For now, travel planners and corporate buyers across the region are being warned by industry associations and travel management firms to expect sustained volatility in fares and schedules through the second quarter. The Asia crisis is increasingly seen not as a brief shock but as a test of balance sheets, adaptability and route planning discipline across the airline sector.
What April’s Crisis Means for Travelers
For passengers flying with Singapore Airlines and its regional peers this April, the changing aviation landscape is most visible in higher prices and less predictable schedules. Online fare data tracked by travel communities and booking platforms indicates noticeable increases on a range of popular Asia Europe and intra Asia routes, with premium cabins and late booking windows particularly affected.

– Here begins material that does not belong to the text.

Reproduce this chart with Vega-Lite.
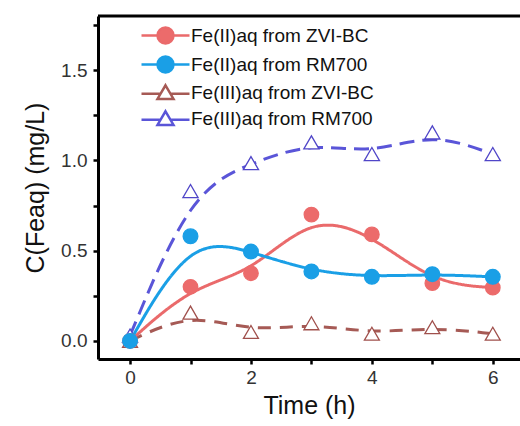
{
  "$schema": "https://vega.github.io/schema/vega-lite/v6.json",
  "width": 422,
  "height": 343,
  "autosize": {"type": "none"},
  "padding": {"left": 98, "top": 16, "right": 0, "bottom": 67},
  "background": "white",
  "config": {
    "view": {"stroke": null},
    "font": "Liberation Sans",
    "axis": {
      "grid": false,
      "domainColor": "black",
      "domainWidth": 3,
      "tickColor": "black",
      "tickWidth": 2.5,
      "tickSize": 5,
      "labelFont": "Liberation Sans",
      "labelFontSize": 19,
      "labelColor": "#333333",
      "titleFont": "Liberation Sans",
      "titleFontSize": 25,
      "titleFontWeight": "normal",
      "titleColor": "#111111"
    },
    "legend": {
      "orient": "none",
      "legendX": 58,
      "legendY": 10,
      "padding": 0,
      "labelFont": "Liberation Sans",
      "labelFontSize": 19,
      "labelColor": "#111111",
      "labelOffset": 16,
      "labelLimit": 300,
      "rowPadding": 2,
      "symbolSize": 256,
      "symbolStrokeWidth": 2.5,
      "symbolOpacity": 1
    }
  },
  "data": {
    "values": [
      {"t": 0, "s": "Fe(III)aq from ZVI-BC", "c": 0.0},
      {"t": 1, "s": "Fe(III)aq from ZVI-BC", "c": 0.157},
      {"t": 2, "s": "Fe(III)aq from ZVI-BC", "c": 0.05},
      {"t": 3, "s": "Fe(III)aq from ZVI-BC", "c": 0.098},
      {"t": 4, "s": "Fe(III)aq from ZVI-BC", "c": 0.04},
      {"t": 5, "s": "Fe(III)aq from ZVI-BC", "c": 0.076},
      {"t": 6, "s": "Fe(III)aq from ZVI-BC", "c": 0.04},
      {"t": 0, "s": "Fe(III)aq from RM700", "c": 0.03},
      {"t": 1, "s": "Fe(III)aq from RM700", "c": 0.83},
      {"t": 2, "s": "Fe(III)aq from RM700", "c": 0.985},
      {"t": 3, "s": "Fe(III)aq from RM700", "c": 1.1},
      {"t": 4, "s": "Fe(III)aq from RM700", "c": 1.035},
      {"t": 5, "s": "Fe(III)aq from RM700", "c": 1.155},
      {"t": 6, "s": "Fe(III)aq from RM700", "c": 1.035},
      {"t": 0, "s": "Fe(II)aq from ZVI-BC", "c": 0.0},
      {"t": 1, "s": "Fe(II)aq from ZVI-BC", "c": 0.3},
      {"t": 2, "s": "Fe(II)aq from ZVI-BC", "c": 0.375},
      {"t": 3, "s": "Fe(II)aq from ZVI-BC", "c": 0.7},
      {"t": 4, "s": "Fe(II)aq from ZVI-BC", "c": 0.59},
      {"t": 5, "s": "Fe(II)aq from ZVI-BC", "c": 0.32},
      {"t": 6, "s": "Fe(II)aq from ZVI-BC", "c": 0.295},
      {"t": 0, "s": "Fe(II)aq from RM700", "c": 0.0},
      {"t": 1, "s": "Fe(II)aq from RM700", "c": 0.58},
      {"t": 2, "s": "Fe(II)aq from RM700", "c": 0.495},
      {"t": 3, "s": "Fe(II)aq from RM700", "c": 0.385},
      {"t": 4, "s": "Fe(II)aq from RM700", "c": 0.355},
      {"t": 5, "s": "Fe(II)aq from RM700", "c": 0.37},
      {"t": 6, "s": "Fe(II)aq from RM700", "c": 0.355}
    ]
  },
  "layer": [
    {
      "mark": {"type": "line", "interpolate": "basis", "strokeWidth": 3},
      "encoding": {
        "x": {
          "field": "t",
          "type": "quantitative",
          "title": "Time (h)",
          "scale": {"domain": [-0.53, 6.45], "nice": false, "zero": false},
          "axis": {
            "values": [0, 1, 2, 3, 4, 5, 6],
            "labelExpr": "datum.value % 2 === 0 ? format(datum.value, 'd') : ''",
            "labelPadding": 4,
            "titlePadding": 6
          }
        },
        "y": {
          "field": "c",
          "type": "quantitative",
          "title": "C(Feaq) (mg/L)",
          "scale": {"domain": [-0.1, 1.8], "nice": false, "zero": false},
          "axis": {
            "values": [0, 0.25, 0.5, 0.75, 1, 1.25, 1.5, 1.75],
            "labelExpr": "datum.value % 0.5 === 0 ? format(datum.value, '.1f') : ''",
            "labelPadding": 6,
            "titlePadding": 12
          }
        },
        "stroke": {
          "field": "s",
          "type": "nominal",
          "legend": null,
          "scale": {
            "domain": ["Fe(II)aq from ZVI-BC", "Fe(II)aq from RM700", "Fe(III)aq from ZVI-BC", "Fe(III)aq from RM700"],
            "range": ["#EA6A6B", "#1A9FE6", "#A65A55", "#5A55D8"]
          }
        },
        "strokeDash": {
          "field": "s",
          "type": "nominal",
          "legend": null,
          "scale": {
            "domain": ["Fe(II)aq from ZVI-BC", "Fe(II)aq from RM700", "Fe(III)aq from ZVI-BC", "Fe(III)aq from RM700"],
            "range": [[1, 0], [1, 0], [13, 9], [15, 8]]
          }
        }
      }
    },
    {
      "data": {"values": [{"top": 1.8}]},
      "mark": {"type": "rule", "color": "black", "strokeWidth": 3},
      "encoding": {"y": {"field": "top", "type": "quantitative"}}
    },
    {
      "mark": {"type": "point", "filled": true, "strokeWidth": 1.3, "opacity": 1},
      "encoding": {
        "x": {"field": "t", "type": "quantitative"},
        "y": {"field": "c", "type": "quantitative"},
        "shape": {
          "field": "s",
          "type": "nominal",
          "legend": null,
          "scale": {
            "domain": ["Fe(II)aq from ZVI-BC", "Fe(II)aq from RM700", "Fe(III)aq from ZVI-BC", "Fe(III)aq from RM700"],
            "range": ["circle", "circle", "triangle-up", "triangle-up"]
          }
        },
        "size": {
          "field": "s",
          "type": "nominal",
          "legend": null,
          "scale": {
            "domain": ["Fe(II)aq from ZVI-BC", "Fe(II)aq from RM700", "Fe(III)aq from ZVI-BC", "Fe(III)aq from RM700"],
            "range": [210, 230, 170, 170]
          }
        },
        "fill": {
          "field": "s",
          "type": "nominal",
          "legend": null,
          "scale": {
            "domain": ["Fe(II)aq from ZVI-BC", "Fe(II)aq from RM700", "Fe(III)aq from ZVI-BC", "Fe(III)aq from RM700"],
            "range": ["#EC6B6B", "#1A9FE6", "white", "white"]
          }
        },
        "stroke": {
          "field": "s",
          "type": "nominal",
          "legend": null,
          "scale": {
            "domain": ["Fe(II)aq from ZVI-BC", "Fe(II)aq from RM700", "Fe(III)aq from ZVI-BC", "Fe(III)aq from RM700"],
            "range": ["#EC6B6B", "#1A9FE6", "#A0504C", "#5046C8"]
          }
        }
      }
    },
    {
      "transform": [{"filter": "false"}],
      "mark": {"type": "point", "filled": true, "size": 256, "strokeWidth": 2.5, "opacity": 1},
      "encoding": {
        "shape": {
          "field": "s",
          "type": "nominal",
          "legend": {"title": null},
          "scale": {
            "domain": ["Fe(II)aq from ZVI-BC", "Fe(II)aq from RM700", "Fe(III)aq from ZVI-BC", "Fe(III)aq from RM700"],
            "range": [
              "M-3,0H-1M1,0H3M-1,0A1,1 0 1,0 1,0A1,1 0 1,0 -1,0Z",
              "M-3,0H-1M1,0H3M-1,0A1,1 0 1,0 1,0A1,1 0 1,0 -1,0Z",
              "M-3,0.15H-0.6M0.6,0.15H3M0,-0.9L1,0.8L-1,0.8Z",
              "M-3,0.15H-0.6M0.6,0.15H3M0,-0.9L1,0.8L-1,0.8Z"
            ]
          }
        },
        "fill": {
          "field": "s",
          "type": "nominal",
          "legend": {"title": null},
          "scale": {
            "domain": ["Fe(II)aq from ZVI-BC", "Fe(II)aq from RM700", "Fe(III)aq from ZVI-BC", "Fe(III)aq from RM700"],
            "range": ["#EC6B6B", "#1A9FE6", "white", "white"]
          }
        },
        "stroke": {
          "field": "s",
          "type": "nominal",
          "legend": {"title": null},
          "scale": {
            "domain": ["Fe(II)aq from ZVI-BC", "Fe(II)aq from RM700", "Fe(III)aq from ZVI-BC", "Fe(III)aq from RM700"],
            "range": ["#EA6A6B", "#1A9FE6", "#A65A55", "#5A55D8"]
          }
        }
      }
    }
  ],
  "resolve": {
    "scale": {"shape": "independent", "fill": "independent", "stroke": "independent", "strokeDash": "independent", "size": "independent"},
    "legend": {"shape": "independent", "fill": "independent", "stroke": "independent", "strokeDash": "independent", "size": "independent"}
  }
}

Travel advisories and airline announcements show that sporadic cancellations and aircraft swaps are becoming more common as carriers recalibrate capacity. While most Singapore Airlines flights are operating broadly as scheduled, the small but visible pattern of targeted cuts and changing equipment requires travelers to pay closer attention to booking conditions, connection times and potential rebooking options.
Airport operations across the region are also adjusting to the new environment. Some hubs are preparing for increased aircraft parking needs as local carriers trim flying, even as others handle additional transfer traffic rerouted around Middle East bottlenecks. For Singapore’s Changi Airport, publicly available information suggests that the facility continues to function as a major stabilising hub, offering alternative one stop connections between Asia, Australia and Europe when traditional Gulf links are disrupted.
Ultimately, the experience of Singapore Airlines in April’s Asia aviation crisis illustrates how even a well managed flagship carrier can be pulled into turbulence generated far beyond its home base. As jet fuel markets, geopolitics and travel demand remain in flux, the airline’s next moves on pricing, capacity and network strategy will be closely watched as a bellwether for the wider region.